* _AIM_:
Please copy out exactly, and only, the lines between the line with "Convert this diagram to TikZ code." and the line with "(pag) at (317,74);", both included. Pictures are to be omitted.

··· RECORD LIST ···

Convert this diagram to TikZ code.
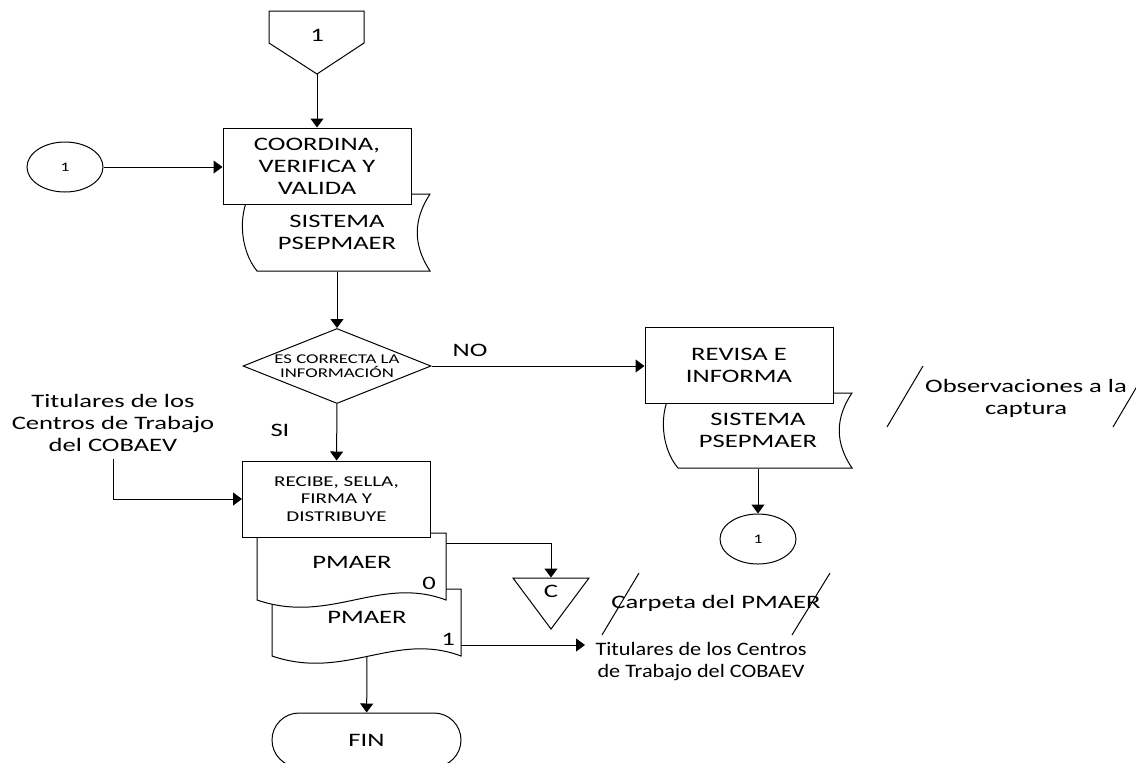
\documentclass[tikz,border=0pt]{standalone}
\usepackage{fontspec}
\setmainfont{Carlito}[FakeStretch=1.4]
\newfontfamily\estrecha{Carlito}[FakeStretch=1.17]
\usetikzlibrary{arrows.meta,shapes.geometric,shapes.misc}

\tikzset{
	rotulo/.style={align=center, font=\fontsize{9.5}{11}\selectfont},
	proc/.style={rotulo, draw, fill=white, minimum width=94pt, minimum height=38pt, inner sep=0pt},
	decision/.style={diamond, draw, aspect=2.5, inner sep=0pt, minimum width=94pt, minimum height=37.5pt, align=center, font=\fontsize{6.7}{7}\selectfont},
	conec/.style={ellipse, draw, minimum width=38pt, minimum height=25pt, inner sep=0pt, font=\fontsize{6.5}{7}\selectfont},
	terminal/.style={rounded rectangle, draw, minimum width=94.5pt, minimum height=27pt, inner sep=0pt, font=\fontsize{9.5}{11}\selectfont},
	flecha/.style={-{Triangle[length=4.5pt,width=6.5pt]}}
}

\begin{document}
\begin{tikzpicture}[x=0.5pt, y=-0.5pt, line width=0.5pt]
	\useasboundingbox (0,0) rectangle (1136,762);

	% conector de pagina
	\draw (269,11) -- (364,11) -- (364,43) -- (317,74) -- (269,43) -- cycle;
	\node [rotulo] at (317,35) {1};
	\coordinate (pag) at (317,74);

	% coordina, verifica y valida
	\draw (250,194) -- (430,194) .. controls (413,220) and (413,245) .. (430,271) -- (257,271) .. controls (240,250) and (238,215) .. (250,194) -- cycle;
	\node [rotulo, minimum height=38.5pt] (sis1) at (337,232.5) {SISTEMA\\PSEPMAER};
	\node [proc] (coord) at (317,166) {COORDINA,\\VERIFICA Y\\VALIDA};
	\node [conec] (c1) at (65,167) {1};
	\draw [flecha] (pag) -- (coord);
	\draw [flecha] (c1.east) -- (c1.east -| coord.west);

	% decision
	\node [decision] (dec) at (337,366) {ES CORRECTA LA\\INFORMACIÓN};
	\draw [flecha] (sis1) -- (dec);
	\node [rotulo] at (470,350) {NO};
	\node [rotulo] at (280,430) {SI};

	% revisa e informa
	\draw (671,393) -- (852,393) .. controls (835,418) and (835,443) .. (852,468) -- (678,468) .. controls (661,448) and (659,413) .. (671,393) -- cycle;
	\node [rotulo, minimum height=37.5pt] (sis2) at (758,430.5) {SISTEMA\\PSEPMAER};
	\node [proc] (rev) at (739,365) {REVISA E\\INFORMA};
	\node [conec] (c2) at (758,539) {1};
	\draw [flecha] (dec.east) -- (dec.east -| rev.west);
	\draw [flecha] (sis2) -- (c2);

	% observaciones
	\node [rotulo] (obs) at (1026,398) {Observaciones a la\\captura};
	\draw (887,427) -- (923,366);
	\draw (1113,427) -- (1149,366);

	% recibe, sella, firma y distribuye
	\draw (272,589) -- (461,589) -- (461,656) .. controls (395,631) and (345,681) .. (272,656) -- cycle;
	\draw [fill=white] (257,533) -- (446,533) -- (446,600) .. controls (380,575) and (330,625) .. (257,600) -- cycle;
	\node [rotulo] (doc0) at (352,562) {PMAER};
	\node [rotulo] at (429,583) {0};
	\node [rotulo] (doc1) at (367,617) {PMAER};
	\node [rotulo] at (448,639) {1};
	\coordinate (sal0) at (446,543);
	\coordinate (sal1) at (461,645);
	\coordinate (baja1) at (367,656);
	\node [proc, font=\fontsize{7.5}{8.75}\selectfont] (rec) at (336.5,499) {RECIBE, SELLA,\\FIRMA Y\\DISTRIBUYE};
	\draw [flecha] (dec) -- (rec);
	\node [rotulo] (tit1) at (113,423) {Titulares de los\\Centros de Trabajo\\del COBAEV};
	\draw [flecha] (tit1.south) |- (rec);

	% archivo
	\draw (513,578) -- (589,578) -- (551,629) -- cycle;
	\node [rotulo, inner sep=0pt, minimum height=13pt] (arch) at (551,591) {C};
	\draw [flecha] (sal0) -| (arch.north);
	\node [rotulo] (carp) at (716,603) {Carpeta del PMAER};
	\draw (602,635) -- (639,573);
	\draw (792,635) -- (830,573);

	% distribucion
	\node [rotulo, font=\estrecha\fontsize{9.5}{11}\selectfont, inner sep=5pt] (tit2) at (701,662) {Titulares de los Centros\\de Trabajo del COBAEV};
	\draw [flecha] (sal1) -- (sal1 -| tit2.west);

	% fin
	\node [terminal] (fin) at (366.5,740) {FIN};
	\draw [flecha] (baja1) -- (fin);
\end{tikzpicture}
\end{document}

···
··· RECORD LIST ···

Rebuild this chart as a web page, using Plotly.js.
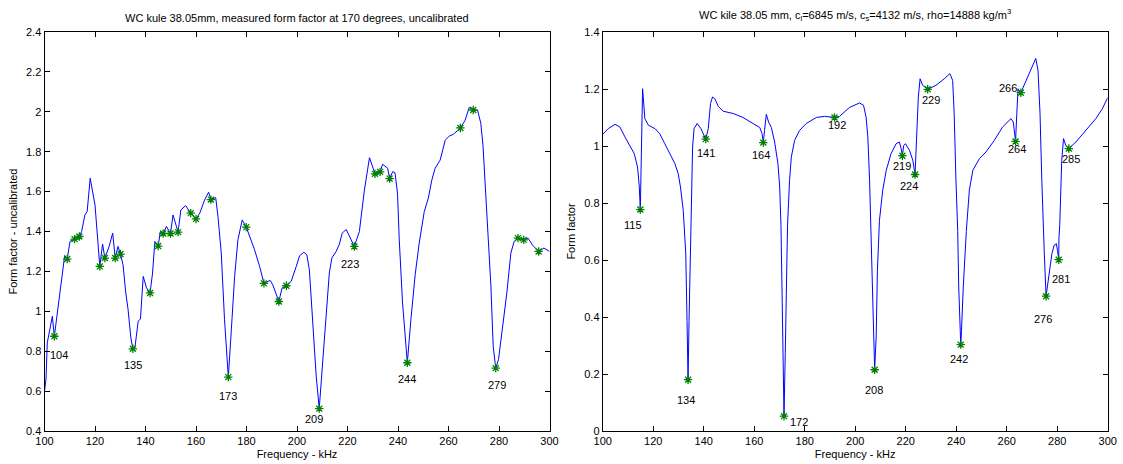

···

* _RESPONSE_:
Convert this diagram to TikZ code.
\documentclass[tikz,border=0pt]{standalone}
\usepackage{fontspec}
\setmainfont{Carlito}[FakeStretch=1.4]
\newfontfamily\estrecha{Carlito}[FakeStretch=1.17]
\usetikzlibrary{arrows.meta,shapes.geometric,shapes.misc}

\tikzset{
	rotulo/.style={align=center, font=\fontsize{9.5}{11}\selectfont},
	proc/.style={rotulo, draw, fill=white, minimum width=94pt, minimum height=38pt, inner sep=0pt},
	decision/.style={diamond, draw, aspect=2.5, inner sep=0pt, minimum width=94pt, minimum height=37.5pt, align=center, font=\fontsize{6.7}{7}\selectfont},
	conec/.style={ellipse, draw, minimum width=38pt, minimum height=25pt, inner sep=0pt, font=\fontsize{6.5}{7}\selectfont},
	terminal/.style={rounded rectangle, draw, minimum width=94.5pt, minimum height=27pt, inner sep=0pt, font=\fontsize{9.5}{11}\selectfont},
	flecha/.style={-{Triangle[length=4.5pt,width=6.5pt]}}
}

\begin{document}
\begin{tikzpicture}[x=0.5pt, y=-0.5pt, line width=0.5pt]
	\useasboundingbox (0,0) rectangle (1136,762);

	% conector de pagina
	\draw (269,11) -- (364,11) -- (364,43) -- (317,74) -- (269,43) -- cycle;
	\node [rotulo] at (317,35) {1};
	\coordinate (pag) at (317,74);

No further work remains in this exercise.